Когда мы уже расходились, физкультурник, с которым у нас за это время явственно ухудшились отношения, со злобой сказал мне: «В армии ты не был, сразу видно». Это был удар в солнечное сплетение. Я шел домой с горящим лицом, искал аргументы и не находил.

Острота момента была такая, что я второму в школе историку отдал все уроки по XX веку, главное — по истории революции. Мне важно было разобраться в происходящем самому и потом принять какое-то решение. Я увидел четкую связь вещей: я видел строй, который работает на счастье человека, но на счастье гражданского человека, не военного. А военный человек — с самого начала советской истории и до перестройки — оказывался жертвой. Это была страшная ошибка, но ошибка системная, на всех уровнях и во все времена: от рядовых до генералов, от гражданской войны до Афганистана. И мне сложно было отстаивать свою позицию, зная про эту ошибку, в ней я видел брешь и источник всех нынешних проблем.

Я не мог поверить ни в Ельцина, ни в кого из реформаторов, хотя все мое окружение уже уверенно встало на их сторону: мои однокурсники, мои друзья — мою семью спасала только глубокая аполитичность моей жены. Август 91-го года, первые дни путча не дали мне никакой надежды: в псевдокоммунистах я не видел никакой силы, не верил в их победы и исход предвидел заранее, не знал только, какой ценой и кровью он дастся — по историческим меркам все оказалось неплохо.

Но я не мог смириться с происходящим, не мог поверить. Я продолжал работать в школе, но мне это нелегко давалось: недели не проходило без того, чтобы мои идеологические убеждения не становились предметом споров — если не в учительской, что я переносил легче, так на уроках, причем с учениками разных возрастов. Я видел тут опять же много родительской манипуляции, когда ко мне приходили ученики 7-го класса и пытались пересказать услышанное у себя на кухне.
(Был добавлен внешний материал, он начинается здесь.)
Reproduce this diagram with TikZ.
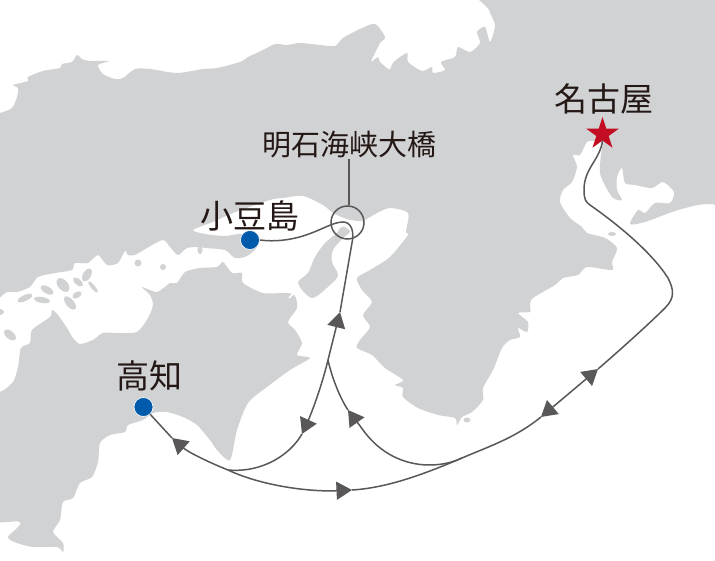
\documentclass[tikz,border=0pt]{standalone}
\usepackage{fontspec}
\newfontfamily\jpfont{Noto Sans CJK JP}
\usetikzlibrary{arrows.meta, shapes.geometric}
\definecolor{landgray}{HTML}{D1D2D4}
\definecolor{routegray}{HTML}{595757}
\definecolor{portblue}{HTML}{005BAC}
\definecolor{starred}{HTML}{C30D23}
\definecolor{inkblack}{HTML}{231815}
\begin{document}
\begin{tikzpicture}[
        x = 1pt,
        y = -1pt,
        land/.style      = {fill=landgray, draw=none},
        route/.style     = {draw=routegray, line width=1.5pt},
        tipped/.style    = {route, -{Triangle[length=15.5pt, width=18pt]}},
        twotipped/.style = {route, {Triangle[length=15.5pt, width=18pt]}-{Triangle[length=15.5pt, width=18pt]}},
        port/.style      = {circle, fill=portblue, draw=white, line width=0.6pt, minimum size=19pt, inner sep=0},
        place/.style     = {font=\jpfont\fontsize{33}{33}\selectfont, text=inkblack, inner sep=0},
        bridgename/.style= {font=\jpfont\fontsize{29}{29}\selectfont, text=inkblack, inner sep=0},
      ]
    \useasboundingbox (0,0) rectangle (715,561);
    \fill[white] (0,0) rectangle (715,561);

    % Honshu
    \fill[land] plot[smooth cycle, tension=0.45] coordinates {
        (-20,118) (0,113) (12,108) (17,97) (18,88) (13,85) (28,81) (28,77) (43,71) (60,68) (62,64) (72,62) (77,55)
        (82,59) (90,61) (109,61) (98,65) (103,74) (115,79) (123,78) (135,69) (150,69) (177,73) (203,69) (217,68)
        (240,62) (248,57) (263,50) (275,44) (287,45) (300,43) (320,45) (335,46) (343,38) (360,29)
        (375,24) (385,37) (380,43) (375,53) (371,62) (378,57) (380,62) (390,70) (400,72) (388,79) (393,63) (407,53)
        (408,62) (422,71) (432,67) (433,73) (445,70) (441,62) (455,57) (458,47) (470,52) (480,43) (477,32) (485,27)
        (490,42) (495,25) (489,10) (482,-20) (735,-20) (735,204) (713,204) (698,205) (675,211) (645,222) (630,224)
        (638,210) (645,213) (655,203) (670,203) (674,192) (663,182) (652,188) (635,185) (625,183) (622,168) (617,177)
        (617,190) (622,200) (612,197) (600,173) (602,143) (595,141) (587,142) (580,155) (573,155) (577,167) (572,182)
        (563,190) (560,202) (570,218) (582,227) (587,233) (605,238) (617,248) (612,262) (612,270) (587,267) (578,275)
        (563,278) (555,285) (533,298) (530,305) (530,312) (518,313) (528,322) (527,332) (518,328) (520,337) (510,340)
        (502,348) (493,370) (483,388) (483,400) (472,412) (462,417) (457,425) (455,418) (438,415) (418,408) (403,397)
        (403,388) (395,385) (403,380) (385,368) (372,355) (357,348) (360,340) (370,327) (363,315) (372,302) (362,290)
        (357,278) (370,270) (390,257) (408,235) (406,232) (408,213) (390,208) (377,213) (362,221) (347,219) (333,213)
        (323,205) (303,196) (283,198) (270,200) (233,213) (213,222) (193,230) (205,234) (225,236) (243,234) (258,245)
        (247,256) (235,258) (225,250) (205,248) (200,247) (187,248) (178,255) (170,247) (163,240) (147,248) (135,255)
        (128,255) (125,251) (118,263) (107,265) (98,255) (88,263) (75,263) (72,270) (55,273) (38,277) (30,287) (17,292)
        (7,292) (-20,298)
    };

    % Shikoku and Kyushu
    \fill[land] plot[smooth cycle, tension=0.45] coordinates {
        (-20,395) (0,392) (13,382) (18,367) (21,348) (30,343) (32,330) (50,317) (52,310) (58,315) (67,328) (73,338)
        (80,344) (93,340) (103,333) (120,333) (137,332) (148,318) (153,305) (150,295) (142,287) (157,292) (170,283)
        (177,283) (185,272) (200,268) (217,267) (223,262) (232,273) (242,273) (243,283) (263,293) (287,293) (295,296)
        (297,308) (288,322) (295,330) (302,343) (297,355) (310,358) (290,370) (267,387) (248,403) (237,430) (230,460)
        (217,450) (210,440) (197,425) (183,417) (167,412) (153,413) (143,420) (128,425) (125,432) (110,435) (100,443)
        (98,462) (92,477) (80,483) (73,498) (63,502) (60,520) (53,532) (63,543) (63,552) (57,547) (33,547) (17,543)
        (8,537) (20,522) (-20,513)
    };
    \draw[white, line width=1.5pt] (289,298) -- (296,291);

    % Awaji
    \fill[land] plot[smooth cycle, tension=0.5] coordinates {
        (345,227) (350,232) (343,238) (333,250) (332,262) (338,275) (330,285) (312,298) (298,283) (308,273) (315,257)
        (325,243) (337,233) (340,228)
    };

    % small islands
    \fill[land] (138,263) ellipse (3.5 and 3.5);
    \fill[land] (163,267) ellipse (3 and 3);
    \fill[land] (612,234) ellipse (4 and 2);
    \fill[land] (467,420) ellipse (3.5 and 2.5);
    \fill[land] (200,250) ellipse (2.5 and 4);
    \fill[land, rotate around={60:(87,275)}] (87,275) ellipse (7 and 4);
    \fill[land, rotate around={-40:(78,282)}] (78,282) ellipse (6 and 3);
    \fill[land, rotate around={-50:(93,287)}] (93,287) ellipse (7 and 2);
    \fill[land, rotate around={-50:(63,285)}] (63,285) ellipse (8 and 5);
    \fill[land, rotate around={-30:(47,290)}] (47,290) ellipse (7 and 3.5);
    \fill[land, rotate around={25:(25,298)}] (25,298) ellipse (8 and 3);
    \fill[land, rotate around={-10:(42,300)}] (42,300) ellipse (8 and 3);
    \fill[land, rotate around={-50:(70,303)}] (70,303) ellipse (8 and 4);
    \fill[land, rotate around={30:(77,295)}] (77,295) ellipse (5 and 3);
    \fill[land, rotate around={-40:(10,335)}] (10,335) ellipse (7 and 4);
    \fill[land] (0,312) ellipse (4 and 3);

    \node[place] at (250,216) {小豆島};
    \node[place] at (604,99) {名古屋};
    \node[place] at (149,376) {高知};
    \node[bridgename] (bridge) at (349,145) {明石海峡大橋};

    \node[circle, draw=routegray, line width=1.5pt, minimum size=33pt, inner sep=0] (akashi) at (347.5,222.5) {};
    \draw[route] (bridge.south) -- (bridge.south |- akashi.north);

    \node[port] (shodo) at (250,240) {};
    \node[port] (kochi) at (143.5,407) {};
    \node[star, star points=5, star point ratio=2.618, fill=starred, minimum size=34pt, inner sep=0] (nagoya) at (602.5,134) {};

    % where the routes meet or carry a tip
    \coordinate (gulf) at (462,458);
    \coordinate (cape) at (228,470);
    \coordinate (fork) at (328,360);
    \coordinate (tipa) at (598,369);
    \coordinate (tipb) at (541,417);
    \coordinate (tipc) at (352,490);
    \coordinate (tipd) at (172,438);
    \coordinate (tipe) at (348,410);
    \coordinate (tipf) at (302,434);
    \coordinate (tipg) at (340,312);

    \draw[route] (nagoya.south) .. controls (600,160) and (584,168) .. (584,190)
        .. controls (584,200) and (586,202) .. (590,205)
        .. controls (620,226) and (652,253) .. (668,278)
        .. controls (674,290) and (675,298) .. (665,308)
        .. controls (650,323) and (620,350) .. (tipa);
    \draw[twotipped] (tipa) -- (tipb);
    \draw[route] (tipb) .. controls (515,438) and (490,446) .. (gulf);
    \draw[route] (gulf) .. controls (420,476) and (385,488) .. (tipc);
    \draw[tipped] (cape) .. controls (262,486) and (310,492) .. (tipc);
    \draw[tipped] (cape) .. controls (208,462) and (188,452) .. (tipd);
    \draw[route] (kochi) -- (tipd);
    \draw[tipped] (gulf) .. controls (437,470) and (392,470) .. (363,430)
        .. controls (358,423) and (353,417) .. (tipe);
    \draw[route] (tipe) .. controls (340,398) and (332,378) .. (fork);
    \draw[tipped] (fork) .. controls (322,385) and (312,412) .. (tipf);
    \draw[route] (tipf) .. controls (290,455) and (262,473) .. (cape);
    \draw[tipped] (fork) -- (tipg);
    \draw[route] (tipg) -- (352.5,240) .. controls (354,229) and (350,222) .. (343,222)
        .. controls (333,222) and (322,230) .. (303,236)
        .. controls (290,240) and (275,242) .. (shodo.east);
\end{tikzpicture}
\end{document}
А порой приходили и сами родители, пытаясь корректировать мою подачу того или иного исторического материала.

Я знаю, в какой момент мне стало легче — в день введения войск в Чечню. Это страшно звучит, но в этот момент я понял, что системную ошибку реформаторы будут воспроизводить и что, вероятно, она есть родовая черта российской власти. Во всем остальном в плане идеологии мне все было ясно.